Accompanied by labor activists, dozens of migrant workers from Indonesia and the Philippines yesterday rallied at Taipei Main Station to protest the station’s move to block much of the lobby area in an attempt to “protect passengers’ right to pass,” calling it a policy based on discrimination.
Holding up signs written in Chinese, English and Indonesian that read “No to racial discrimination,” “We need a place to stay” and “What’s wrong with holiday celebrations? Racial segregation reappears at Taipei Railroad Station,” dozens of migrant workers gathered outside the train station, protesting its latest measure to prevent people from gathering in its lobby area.
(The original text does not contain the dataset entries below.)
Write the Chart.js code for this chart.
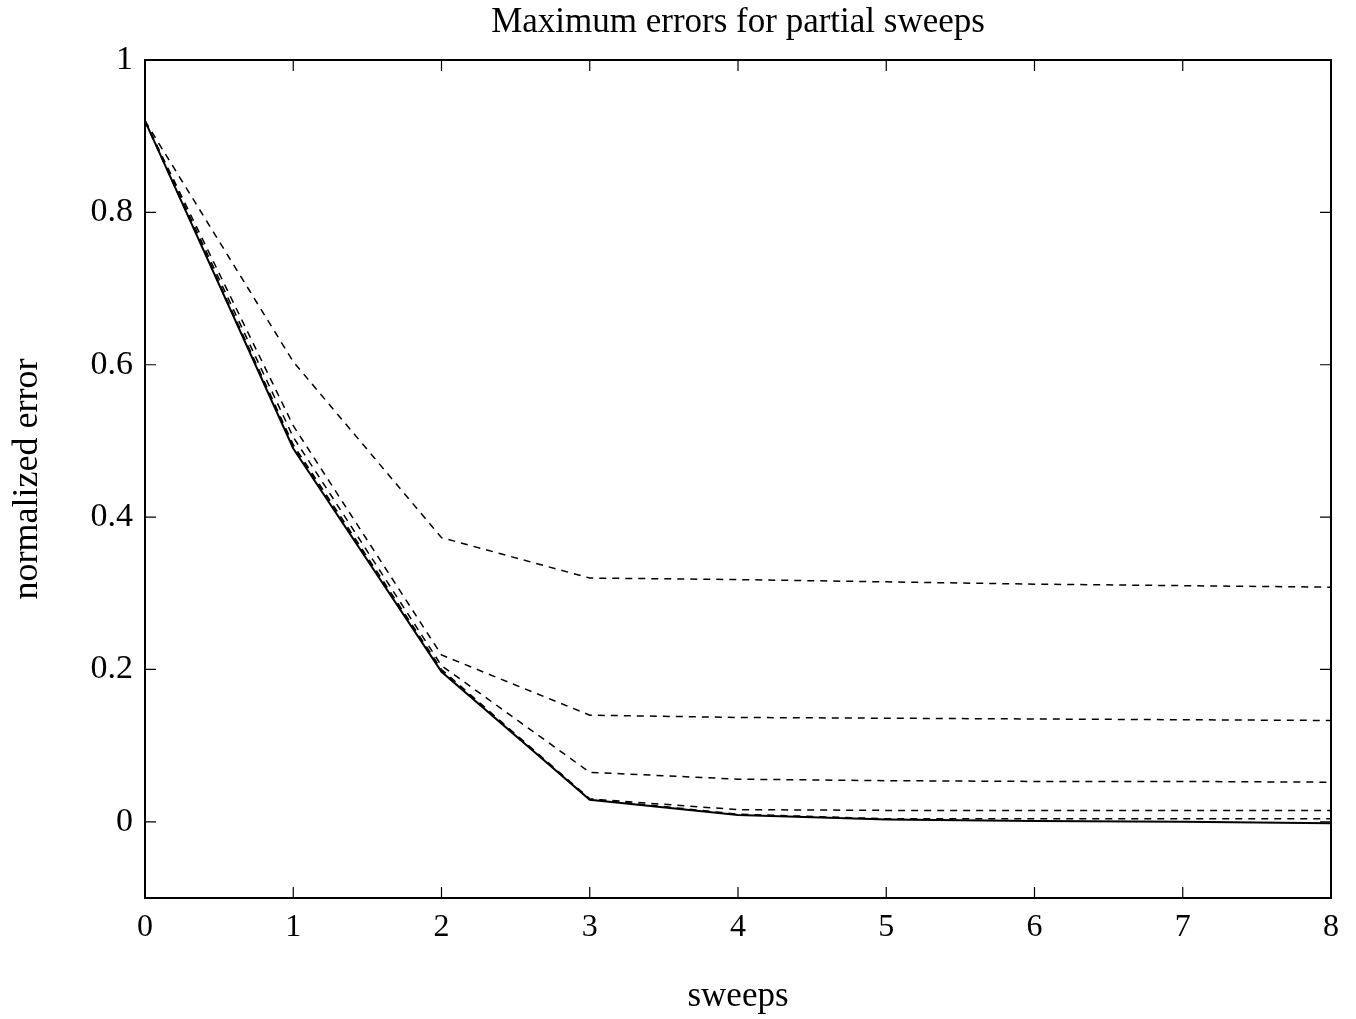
<!DOCTYPE html>
<html>
<head>
<meta charset="utf-8">
<script src="https://cdn.jsdelivr.net/npm/chart.js@4"></script>
<style>
  html, body { margin: 0; padding: 0; background: #fff; }
  #wrap { width: 1356px; height: 1019px; }
</style>
</head>
<body>
<div id="wrap"><canvas id="errChart" width="1356" height="1019"></canvas></div>
<script>
// sweeps on the x axis
const sweeps = [0, 1, 2, 3, 4, 5, 6, 7, 8];
const yTicks = [0, 0.2, 0.4, 0.6, 0.8, 1];
const chartTitle = 'Maximum errors for partial sweeps';

// full sweep (solid line)
const fullSweep = [0.92, 0.49, 0.197, 0.029, 0.009, 0.003, 0.001, 0.0, -0.002];
// partial sweeps (dashed lines)
const partialA = [0.92, 0.604, 0.373, 0.32, 0.318, 0.315, 0.312, 0.31, 0.308];
const partialB = [0.92, 0.52, 0.219, 0.14, 0.137, 0.136, 0.135, 0.134, 0.133];
const partialC = [0.92, 0.505, 0.205, 0.065, 0.056, 0.054, 0.053, 0.053, 0.052];
const partialD = [0.92, 0.495, 0.2, 0.03, 0.016, 0.015, 0.015, 0.015, 0.015];
const partialE = [0.92, 0.492, 0.198, 0.03, 0.01, 0.004, 0.004, 0.004, 0.004];

const serif = "'Liberation Serif', 'DejaVu Serif', serif";

function toPoints(vals) {
    return sweeps.map((s, i) => ({ x: s, y: vals[i] }));
}

function dashed(vals) {
    return {
        data: toPoints(vals),
        borderColor: '#000',
        borderWidth: 1.5,
        borderDash: [7, 6],
        pointRadius: 0,
        tension: 0,
        fill: false
    };
}

// box around the plot with inward tick marks on every side, title centred on the plot
const boxTicks = {
    id: 'boxTicks',
    afterDatasetsDraw(chart) {
        const { ctx, chartArea: a, scales } = chart;
        const len = 11;
        ctx.save();
        ctx.strokeStyle = '#000';
        ctx.lineWidth = 1.2;
        ctx.beginPath();
        sweeps.forEach(s => {
            const px = scales.x.getPixelForValue(s);
            ctx.moveTo(px, a.bottom); ctx.lineTo(px, a.bottom - len);
            ctx.moveTo(px, a.top); ctx.lineTo(px, a.top + len);
        });
        yTicks.forEach(v => {
            const py = scales.y.getPixelForValue(v);
            ctx.moveTo(a.left, py); ctx.lineTo(a.left + len, py);
            ctx.moveTo(a.right, py); ctx.lineTo(a.right - len, py);
        });
        ctx.stroke();
        ctx.lineWidth = 2;
        ctx.strokeRect(a.left, a.top, a.right - a.left, a.bottom - a.top);

        ctx.fillStyle = '#000';
        ctx.font = '35px ' + serif;
        ctx.textAlign = 'center';
        ctx.textBaseline = 'middle';
        ctx.fillText(chartTitle, (a.left + a.right) / 2, 23);
        ctx.restore();
    }
};

new Chart(document.getElementById('errChart'), {
    type: 'line',
    data: {
        datasets: [
            {
                data: toPoints(fullSweep),
                borderColor: '#000',
                borderWidth: 2,
                pointRadius: 0,
                tension: 0,
                fill: false
            },
            dashed(partialA),
            dashed(partialB),
            dashed(partialC),
            dashed(partialD),
            dashed(partialE)
        ]
    },
    options: {
        responsive: false,
        animation: false,
        layout: { padding: { left: 0, right: 25, top: 60, bottom: 0 } },
        plugins: {
            legend: { display: false },
            tooltip: { enabled: false },
            title: { display: false }
        },
        scales: {
            x: {
                type: 'linear',
                min: 0,
                max: 8,
                grid: { display: false, drawTicks: false },
                border: { display: false },
                ticks: {
                    stepSize: 1,
                    color: '#000',
                    padding: 10,
                    font: { family: serif, size: 32 }
                },
                title: {
                    display: true,
                    text: 'sweeps',
                    color: '#000',
                    font: { family: serif, size: 35 },
                    padding: { top: 0, bottom: 1 }
                },
                afterFit(scale) { scale.height = 121; }
            },
            y: {
                min: -0.1,
                max: 1,
                grid: { display: false, drawTicks: false },
                border: { display: false },
                afterBuildTicks(scale) {
                    scale.ticks = yTicks.map(v => ({ value: v }));
                },
                ticks: {
                    color: '#000',
                    padding: 12,
                    font: { family: serif, size: 34 },
                    callback: v => String(Math.round(v * 10) / 10)
                },
                title: {
                    display: true,
                    text: 'normalized error',
                    color: '#000',
                    font: { family: serif, size: 36 },
                    padding: { top: 6, bottom: 0 }
                },
                afterFit(scale) { scale.width = 145; }
            }
        }
    },
    plugins: [boxTicks]
});
</script>
</body>
</html>
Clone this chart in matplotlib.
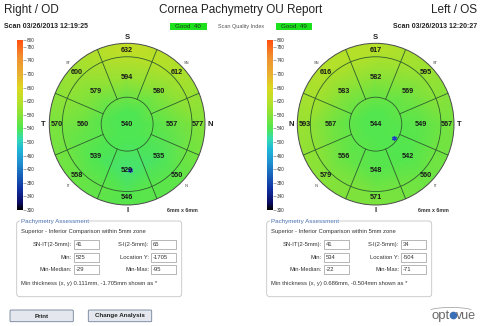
import matplotlib
matplotlib.use('Agg')
import matplotlib.pyplot as plt
import matplotlib.tri as mtri
import numpy as np
from matplotlib.colors import LinearSegmentedColormap, Normalize
from matplotlib.patches import Circle, Rectangle, FancyBboxPatch
import matplotlib.cm as cm

plt.rcParams['font.family'] = ['Liberation Sans', 'DejaVu Sans']

W, H = 483, 326

# sector thickness (um), counter-clockwise starting at superior
od_center = 540
od_mid = [594, 579, 560, 539, 529, 535, 557, 580]
od_out = [632, 600, 570, 558, 546, 550, 577, 612]
od_names = ['S', 'ST', 'T', 'IT', 'I', 'IN', 'N', 'SN']
os_center = 544
os_mid = [582, 583, 567, 556, 548, 542, 549, 569]
os_out = [617, 616, 593, 579, 571, 560, 567, 595]
os_names = ['S', 'SN', 'N', 'IN', 'I', 'IT', 'T', 'ST']

# min thickness location (mm)
od_min_xy = (0.111, -1.705)
os_min_xy = (0.686, -0.504)

od_stats = [('SN-IT(2-5mm):', '41', 'S-I(2-5mm):', '65'),
            ('Min:', '525', 'Location Y:', '-1705'),
            ('Min-Median:', '-29', 'Min-Max:', '-95')]
os_stats = [('SN-IT(2-5mm):', '41', 'S-I(2-5mm):', '34'),
            ('Min:', '534', 'Location Y:', '-504'),
            ('Min-Median:', '-22', 'Min-Max:', '-71')]
od_note = 'Min thickness (x, y) 0.111mm, -1.705mm shown as *'
os_note = 'Min thickness (x, y) 0.686mm, -0.504mm shown as *'
scan_times = ['Scan 03/26/2013 12:19:25', 'Scan 03/26/2013 12:20:27']
quality = [40, 49]
cbar_ticks = [300, 340, 380, 420, 460, 500, 540, 580, 620, 660, 700, 740, 780, 800]

cmap = LinearSegmentedColormap.from_list('pachy', [
    (0.00, '#000000'), (0.04, '#0a0a60'), (0.12, '#1030a0'),
    (0.20, '#1860b8'), (0.28, '#2090d0'), (0.36, '#20b8d8'),
    (0.42, '#34dcb0'), (0.48, '#50e650'), (0.56, '#88e238'),
    (0.64, '#b8e028'), (0.72, '#dcd820'), (0.80, '#e8b030'),
    (0.90, '#f09030'), (1.00, '#ff5010')])
norm = Normalize(300, 800)

fig = plt.figure(figsize=(W / 100, H / 100), dpi=100)


def px_axes(x0, y0, x1, y1):
    return fig.add_axes([x0 / W, 1 - y1 / H, (x1 - x0) / W, (y1 - y0) / H])


bg = px_axes(0, 0, W, H)
bg.set_xlim(0, W)
bg.set_ylim(H, 0)
bg.axis('off')

# header
bg.text(4, 10, 'Right / OD', fontsize=8.5, va='center', color='#222')
bg.text(241, 10, 'Cornea Pachymetry OU Report', fontsize=8.5, ha='center', va='center', color='#222')
bg.text(477, 10, 'Left / OS', fontsize=8.5, ha='right', va='center', color='#222')
bg.text(4, 26, scan_times[0], fontsize=5, weight='bold', va='center', color='#222')
bg.text(477, 26, scan_times[1], fontsize=5, weight='bold', ha='right', va='center', color='#222')
for qx, q in zip([170, 275.5], quality):
    bg.add_patch(Rectangle((qx, 22.7), 36.5, 7.3, fc='#1ee11e', ec='none'))
    bg.text(qx + 18.2, 26.4, 'Good  %d' % q, fontsize=4.5, ha='center', va='center', color='#1a3a1a')
bg.text(241, 26.4, 'Scan Quality Index', fontsize=4, ha='center', va='center', color='#555')


def draw_map(x0, y0, x1, y1, center, mid, out, names, min_xy, side_l, side_r):
    ax = px_axes(x0, y0, x1, y1)
    ax.set_xlim(-3, 3)
    ax.set_ylim(-3, 3)
    ax.axis('off')
    ang = np.deg2rad(90 + 45 * np.arange(8))
    xs, ys, zs = [0.0], [0.0], [center]
    for r, vals in [(0.5, [center] * 8), (1.75, mid), (2.75, out), (3.4, out)]:
        xs += list(r * np.cos(ang))
        ys += list(r * np.sin(ang))
        zs += list(vals)
    tri = mtri.Triangulation(xs, ys)
    tp = ax.tripcolor(tri, zs, cmap=cmap, norm=norm, shading='gouraud')
    tp.set_clip_path(Circle((0, 0), 3, transform=ax.transData))
    for r in (1, 2.5):
        ax.add_patch(Circle((0, 0), r, fill=False, ec='#2f5d2f', lw=0.6))
    ax.add_patch(Circle((0, 0), 3, fill=False, ec='#4a4a4a', lw=0.7, clip_on=False))
    for a in np.deg2rad(67.5 + 45 * np.arange(8)):
        ax.plot([np.cos(a), 3 * np.cos(a)], [np.sin(a), 3 * np.sin(a)],
                color='#2f5d2f', lw=0.6)
    kw = dict(fontsize=5.2, weight='bold', ha='center', va='center', color='#1a1a1a')
    ax.text(0, 0, str(center), **kw)
    for a, m, o in zip(ang, mid, out):
        ax.text(1.72 * np.cos(a), 1.72 * np.sin(a), str(m), **kw)
        ax.text(2.72 * np.cos(a), 2.72 * np.sin(a), str(o), **kw)
    for k in (1, 3, 5, 7):
        ax.text(3.22 * np.cos(ang[k]), 3.22 * np.sin(ang[k]), names[k],
                fontsize=2.8, ha='center', va='center', color='#444')
    lkw = dict(fontsize=5.5, weight='bold', ha='center', va='center', color='#222')
    ax.text(0, 3.2, 'S', **lkw)
    ax.text(0, -3.22, 'I', **lkw)
    ax.text(-3.25, 0, side_l, **lkw)
    ax.text(3.22, 0, side_r, **lkw)
    ax.plot(*min_xy, marker=(6, 2, 0), ms=3.5, mew=0.9, color='#2040c0')
    return ax


draw_map(49.3, 43.3, 205, 205, od_center, od_mid, od_out, od_names, od_min_xy, 'T', 'N')
draw_map(297.3, 43.3, 454, 205, os_center, os_mid, os_out, os_names, os_min_xy, 'N', 'T')

sm = cm.ScalarMappable(norm=norm, cmap=cmap)
for cx in (17, 267):
    cax = px_axes(cx, 40, cx + 6, 210)
    cb = fig.colorbar(sm, cax=cax, ticks=cbar_ticks)
    cb.outline.set_visible(False)
    cax.tick_params(labelsize=3.4, length=2, width=0.4, color='#666', pad=0.6, labelcolor='#333')

bg.text(182, 210, '6mm x 6mm', fontsize=3.8, weight='bold', ha='center', va='center', color='#333')
bg.text(433, 210, '6mm x 6mm', fontsize=3.8, weight='bold', ha='center', va='center', color='#333')


def draw_panel(x0, stats, note):
    bg.add_patch(FancyBboxPatch((x0, 221), 165, 75.7,
                                boxstyle='round,pad=0,rounding_size=3',
                                fc='white', ec='#c4c4c4', lw=0.6))
    bg.text(x0 + 4, 221.5, 'Pachymetry Assessment', fontsize=4.5, va='center', color='#4a6fb0',
            bbox=dict(fc='white', ec='none', pad=0.3))
    bg.text(x0 + 4, 231, 'Superior - Inferior Comparison within 5mm zone',
            fontsize=4.2, va='center', color='#333')
    for y, (l1, v1, l2, v2) in zip([244.3, 257.3, 269.3], stats):
        for lx, bx, lab, val in [(55, 57.3, l1, v1), (132.6, 134.3, l2, v2)]:
            bg.text(x0 + lx, y, lab, fontsize=4.2, ha='right', va='center', color='#333')
            bg.add_patch(Rectangle((x0 + bx, y - 4.2), 25, 8.4, fc='white', ec='#9a9a9a', lw=0.5))
            bg.text(x0 + bx + 1.5, y, val, fontsize=4.2, va='center', color='#333')
    bg.text(x0 + 4, 284, note, fontsize=4.2, va='center', color='#333')


draw_panel(16.7, od_stats, od_note)
draw_panel(266.7, os_stats, os_note)

# buttons
for bx, bw, label in [(10, 63.3, 'Print'), (88.3, 63.4, 'Change Analysis')]:
    bg.add_patch(FancyBboxPatch((bx, 310), bw, 11.7, boxstyle='round,pad=0,rounding_size=1',
                                fc='#e4e8ee', ec='#6f7f99', lw=0.6))
    bg.text(bx + bw / 2, 316, label, fontsize=4.5, weight='bold', ha='center', va='center', color='#222')

# logo
lx = np.linspace(431, 471, 40)
bg.plot(lx, 311 - 3.5 * np.sqrt(np.clip(1 - ((lx - 451) / 22) ** 2, 0, 1)), color='#999', lw=0.5)
bg.text(449.3, 319, 'opt', fontsize=9.5, ha='right', va='baseline', color='#6a6a6a')
bg.plot(452.8, 315.3, 'o', ms=4.5, color='#3a6fb8', mec='#3a6fb8')
bg.text(456.4, 319, 'vue', fontsize=9, ha='left', va='baseline', color='#6a6a6a')

fig.savefig('out.png', dpi=100, facecolor='white')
“We just need a place to spend time with our friends on our days off. If we’re prohibited from going into the train station, please tell us where else we can go,” Fitri, an Indonesian worker, told reporters. “We don’t want to cause trouble to anybody.”
Oria Gayaden, from the Philippines, agreed with Fitri.
“We are here to show support to our Indonesian friends,” she said. “If they are prohibited from spending time in the train station, then where can they go?”
Gayaden went on to say that migrant workers should not be discriminated against and should enjoy equal rights.
The dispute happened after the station management decided earlier this month to block most of the station’s lobby area with retractable belts on Fridays through Sundays, which coincide with days that most migrant workers would gather at the station.
The station made the move because passengers complained that foreign workers were “occupying” the station when they gathered in large numbers for the celebration of Eid al-Fitr, the most important Muslim holiday that marks the end of the Ramadan month, which this year fell on Aug. 19.
Thousands of Indonesian workers gathered outside the station in celebration on the day. However, they moved inside the station during a thunderstorm.
“The Indonesian workers were celebrating their holiday, I don’t see a problem in public places being crowded on special holidays — don’t many public places get crowded on New Year’s Eve or on Lunar New Year?” Taiwan International Workers’ Association secretary-general Chen Hsiu-lian (陳秀蓮) said. “How come the government is not doing anything to prohibit the crowd from gathering at public places?”
The protesters then marched into the train station and sat in the middle of the lobby to show their determination to defend their rights.
The station master, Ku Shih-yen (古時彥), who showed up and spoke briefly with Chen, rebutted accusations that the station’s move is targeted at foreign workers.
“Our job is to make sure that all passengers can walk through the station, it’s not targeted at foreign workers. We would ask Taiwanese who gather in the lobby of the station to leave as well,” Ku said. “We understand their petition, but we would not stop the measure.”
He went on to say that, the station would turn the lobby area into a space for performances or exhibitions next year.
“We would maybe have a fashion show here, or display art work, wouldn’t it look much better than having a bunch of people sitting around in the lobby?” he said.
As foreign workers protested, a man surnamed Ho (何) who happened to pass by shouted in disagreement.
“If foreign workers want to spend their leisure time, go to a park or a hotel. This is a train station, not a playground,” he said. “I don’t think these foreign workers would dare be so arrogant and violate the law in their own countries — they are doing so here because some groups are backing them.”